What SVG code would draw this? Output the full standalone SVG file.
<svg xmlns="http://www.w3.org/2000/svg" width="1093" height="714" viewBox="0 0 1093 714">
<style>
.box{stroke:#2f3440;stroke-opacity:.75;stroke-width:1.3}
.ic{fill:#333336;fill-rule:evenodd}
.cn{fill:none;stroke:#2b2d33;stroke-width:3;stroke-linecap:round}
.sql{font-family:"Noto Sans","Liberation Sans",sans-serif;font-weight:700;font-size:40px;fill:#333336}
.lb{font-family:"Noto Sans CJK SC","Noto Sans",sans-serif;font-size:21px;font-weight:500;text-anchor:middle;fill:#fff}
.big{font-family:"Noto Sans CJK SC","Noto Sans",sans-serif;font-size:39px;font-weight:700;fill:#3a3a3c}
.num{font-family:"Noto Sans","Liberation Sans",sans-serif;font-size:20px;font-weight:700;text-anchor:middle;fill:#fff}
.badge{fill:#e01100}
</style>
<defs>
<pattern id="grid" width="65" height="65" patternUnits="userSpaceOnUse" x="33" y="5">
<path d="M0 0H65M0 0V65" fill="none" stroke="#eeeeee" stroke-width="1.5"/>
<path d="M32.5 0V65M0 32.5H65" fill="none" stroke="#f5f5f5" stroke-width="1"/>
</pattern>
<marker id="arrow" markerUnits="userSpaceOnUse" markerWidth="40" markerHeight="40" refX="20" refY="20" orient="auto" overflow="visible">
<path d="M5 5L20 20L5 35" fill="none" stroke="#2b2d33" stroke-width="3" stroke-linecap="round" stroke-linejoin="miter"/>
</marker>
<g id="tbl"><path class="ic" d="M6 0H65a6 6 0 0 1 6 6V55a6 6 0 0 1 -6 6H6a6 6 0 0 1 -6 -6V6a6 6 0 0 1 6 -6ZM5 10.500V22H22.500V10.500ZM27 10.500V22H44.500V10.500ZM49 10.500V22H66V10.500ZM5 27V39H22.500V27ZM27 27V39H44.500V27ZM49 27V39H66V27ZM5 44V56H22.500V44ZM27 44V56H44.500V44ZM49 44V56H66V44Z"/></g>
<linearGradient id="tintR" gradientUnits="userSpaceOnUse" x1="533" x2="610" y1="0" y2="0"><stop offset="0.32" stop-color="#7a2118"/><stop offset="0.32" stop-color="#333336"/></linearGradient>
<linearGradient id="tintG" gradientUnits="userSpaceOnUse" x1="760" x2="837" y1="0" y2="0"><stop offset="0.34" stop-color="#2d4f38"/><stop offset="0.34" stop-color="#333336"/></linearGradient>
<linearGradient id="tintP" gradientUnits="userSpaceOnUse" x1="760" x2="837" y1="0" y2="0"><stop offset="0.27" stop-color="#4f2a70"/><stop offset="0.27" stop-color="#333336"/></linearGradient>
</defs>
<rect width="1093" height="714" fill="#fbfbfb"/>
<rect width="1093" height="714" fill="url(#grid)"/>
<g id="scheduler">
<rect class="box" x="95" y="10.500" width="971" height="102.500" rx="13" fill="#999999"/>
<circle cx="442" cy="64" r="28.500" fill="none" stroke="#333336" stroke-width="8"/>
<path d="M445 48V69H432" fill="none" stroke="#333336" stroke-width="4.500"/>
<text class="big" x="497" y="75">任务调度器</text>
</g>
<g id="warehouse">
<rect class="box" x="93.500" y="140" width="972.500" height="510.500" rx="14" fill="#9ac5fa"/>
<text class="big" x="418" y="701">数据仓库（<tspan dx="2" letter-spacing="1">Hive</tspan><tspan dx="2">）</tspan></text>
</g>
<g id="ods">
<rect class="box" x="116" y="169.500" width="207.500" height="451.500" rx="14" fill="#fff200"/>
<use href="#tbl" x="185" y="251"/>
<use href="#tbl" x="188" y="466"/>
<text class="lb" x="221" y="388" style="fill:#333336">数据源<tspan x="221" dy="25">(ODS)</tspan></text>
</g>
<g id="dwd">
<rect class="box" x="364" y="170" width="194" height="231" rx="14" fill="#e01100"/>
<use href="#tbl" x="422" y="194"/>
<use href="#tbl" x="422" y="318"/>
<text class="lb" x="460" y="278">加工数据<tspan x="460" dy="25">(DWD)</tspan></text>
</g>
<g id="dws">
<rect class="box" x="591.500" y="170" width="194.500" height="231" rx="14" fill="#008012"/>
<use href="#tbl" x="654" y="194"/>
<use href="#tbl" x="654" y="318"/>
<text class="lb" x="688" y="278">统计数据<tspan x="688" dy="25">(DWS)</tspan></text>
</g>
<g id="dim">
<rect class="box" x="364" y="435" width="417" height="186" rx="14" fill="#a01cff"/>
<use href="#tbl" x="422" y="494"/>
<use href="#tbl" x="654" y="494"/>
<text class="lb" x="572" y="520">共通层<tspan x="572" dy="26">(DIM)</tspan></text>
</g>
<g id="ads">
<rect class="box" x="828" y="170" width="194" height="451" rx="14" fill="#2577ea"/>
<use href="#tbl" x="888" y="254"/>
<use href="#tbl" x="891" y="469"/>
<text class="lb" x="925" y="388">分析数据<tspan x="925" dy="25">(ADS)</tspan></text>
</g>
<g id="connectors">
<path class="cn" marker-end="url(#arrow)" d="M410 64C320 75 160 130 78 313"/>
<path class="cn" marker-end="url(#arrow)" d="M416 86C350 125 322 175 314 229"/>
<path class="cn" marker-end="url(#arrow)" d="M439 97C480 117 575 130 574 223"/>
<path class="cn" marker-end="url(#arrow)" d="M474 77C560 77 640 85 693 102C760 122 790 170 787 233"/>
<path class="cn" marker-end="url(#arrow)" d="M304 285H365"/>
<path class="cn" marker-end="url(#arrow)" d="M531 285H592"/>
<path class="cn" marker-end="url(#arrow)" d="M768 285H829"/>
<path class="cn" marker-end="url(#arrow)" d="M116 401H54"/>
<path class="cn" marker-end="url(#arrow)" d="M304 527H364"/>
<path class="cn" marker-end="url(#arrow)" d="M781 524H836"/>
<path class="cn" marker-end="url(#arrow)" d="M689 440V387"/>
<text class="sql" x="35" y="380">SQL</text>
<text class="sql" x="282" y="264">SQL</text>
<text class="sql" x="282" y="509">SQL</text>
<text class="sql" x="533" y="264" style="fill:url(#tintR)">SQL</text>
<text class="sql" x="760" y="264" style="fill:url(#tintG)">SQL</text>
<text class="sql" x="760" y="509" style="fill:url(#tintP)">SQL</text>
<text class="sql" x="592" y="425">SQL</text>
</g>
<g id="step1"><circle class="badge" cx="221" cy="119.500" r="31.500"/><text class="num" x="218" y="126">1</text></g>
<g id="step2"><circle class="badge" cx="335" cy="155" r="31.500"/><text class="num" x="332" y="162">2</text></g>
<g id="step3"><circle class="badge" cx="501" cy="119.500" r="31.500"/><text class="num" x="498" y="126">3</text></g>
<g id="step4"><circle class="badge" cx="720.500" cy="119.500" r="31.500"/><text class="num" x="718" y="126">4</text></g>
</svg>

____________________

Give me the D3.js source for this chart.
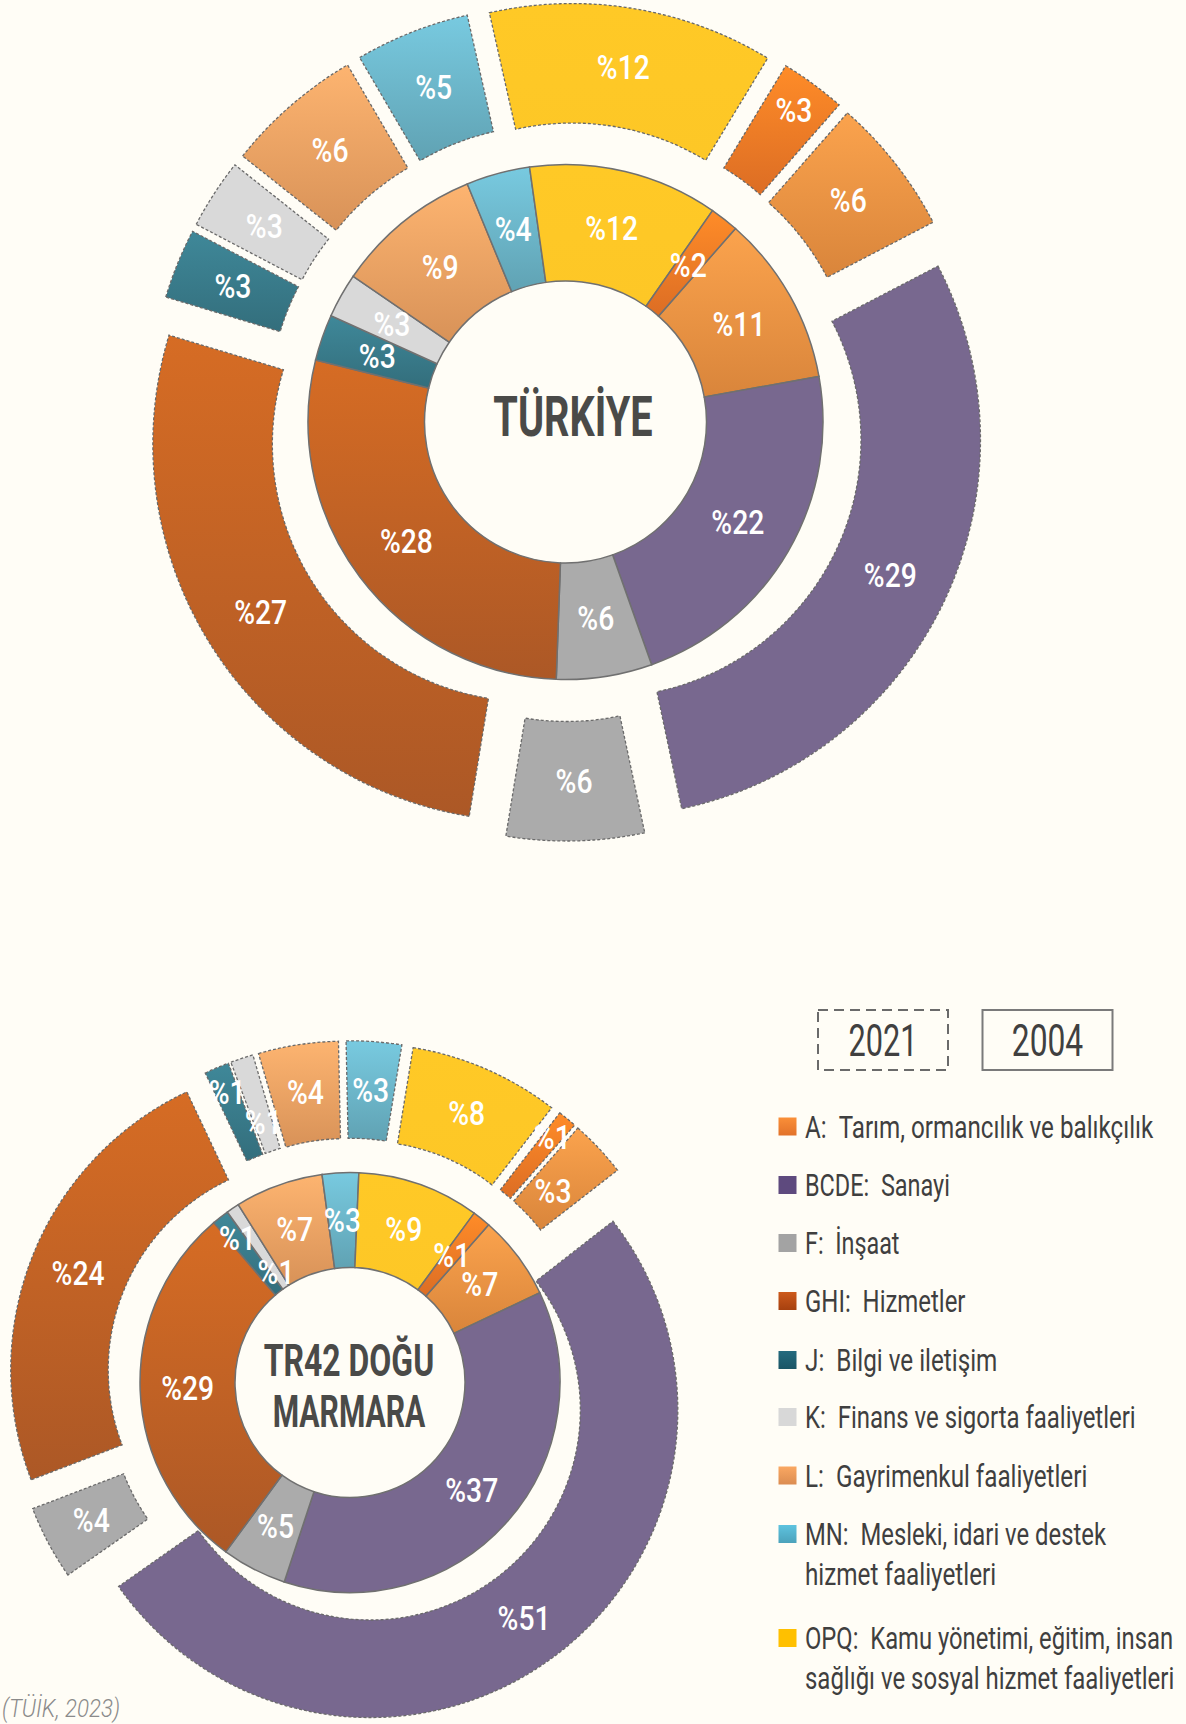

____________________

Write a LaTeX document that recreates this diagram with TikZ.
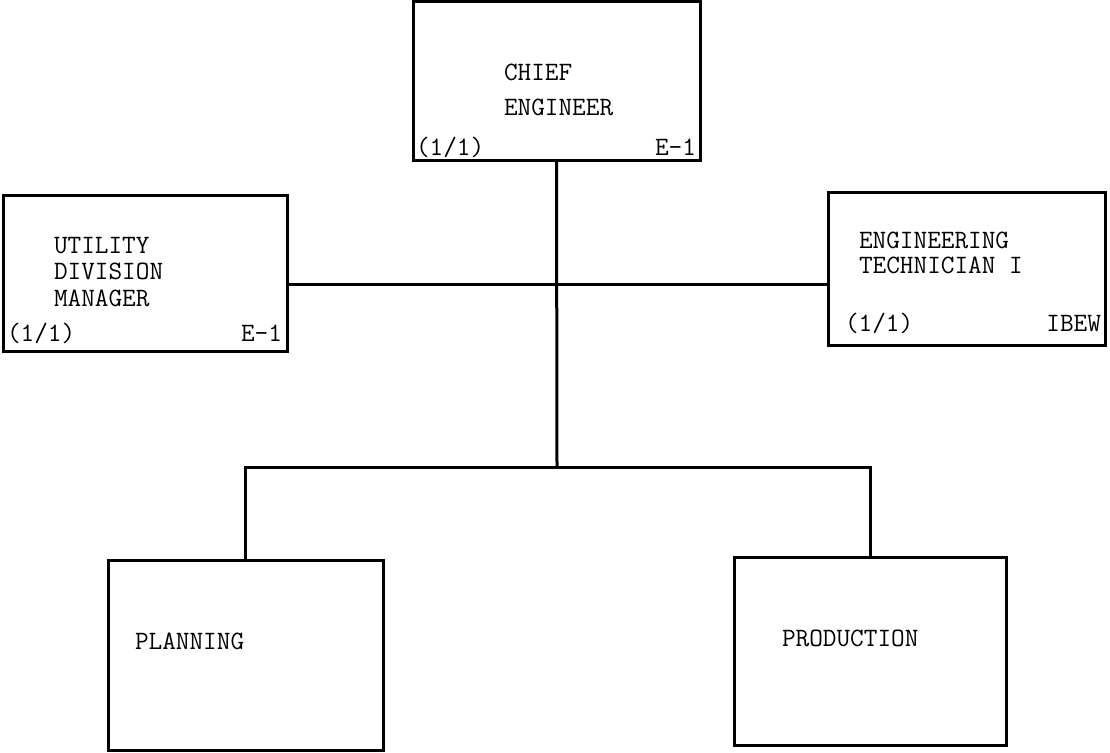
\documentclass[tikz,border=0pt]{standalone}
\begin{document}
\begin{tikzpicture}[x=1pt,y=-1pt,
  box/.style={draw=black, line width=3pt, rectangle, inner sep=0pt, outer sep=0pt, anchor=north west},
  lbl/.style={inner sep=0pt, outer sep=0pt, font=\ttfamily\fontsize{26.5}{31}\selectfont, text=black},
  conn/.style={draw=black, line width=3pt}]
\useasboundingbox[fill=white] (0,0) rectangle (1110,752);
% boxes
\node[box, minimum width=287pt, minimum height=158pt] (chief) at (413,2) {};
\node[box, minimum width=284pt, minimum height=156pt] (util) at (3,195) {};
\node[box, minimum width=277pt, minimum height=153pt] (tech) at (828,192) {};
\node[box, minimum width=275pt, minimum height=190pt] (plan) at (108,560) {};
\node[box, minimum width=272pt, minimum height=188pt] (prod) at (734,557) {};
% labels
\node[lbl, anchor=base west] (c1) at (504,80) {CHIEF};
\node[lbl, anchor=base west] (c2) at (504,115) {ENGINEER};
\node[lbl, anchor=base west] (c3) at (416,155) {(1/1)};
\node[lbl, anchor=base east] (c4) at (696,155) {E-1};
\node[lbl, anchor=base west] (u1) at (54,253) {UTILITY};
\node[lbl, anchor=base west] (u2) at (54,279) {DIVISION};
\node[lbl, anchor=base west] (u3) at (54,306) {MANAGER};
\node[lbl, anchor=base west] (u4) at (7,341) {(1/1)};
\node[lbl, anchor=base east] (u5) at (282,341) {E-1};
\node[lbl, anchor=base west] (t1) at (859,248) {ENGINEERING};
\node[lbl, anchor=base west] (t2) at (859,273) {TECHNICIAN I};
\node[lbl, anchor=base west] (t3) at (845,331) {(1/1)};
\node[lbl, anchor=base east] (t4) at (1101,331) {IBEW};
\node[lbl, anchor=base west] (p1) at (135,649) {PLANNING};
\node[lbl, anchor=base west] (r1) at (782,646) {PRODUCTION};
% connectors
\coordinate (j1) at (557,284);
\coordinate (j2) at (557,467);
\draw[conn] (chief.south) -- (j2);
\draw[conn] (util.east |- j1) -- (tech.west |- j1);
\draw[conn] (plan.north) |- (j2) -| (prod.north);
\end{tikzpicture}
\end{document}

____________________

**THE EXERCISE:**
Your task is to collect every line above that contains the word "standalone".

**COMPLETED EXERCISE:**
What SVG code would draw this? Output the full standalone SVG file.
\documentclass[tikz,border=0pt]{standalone}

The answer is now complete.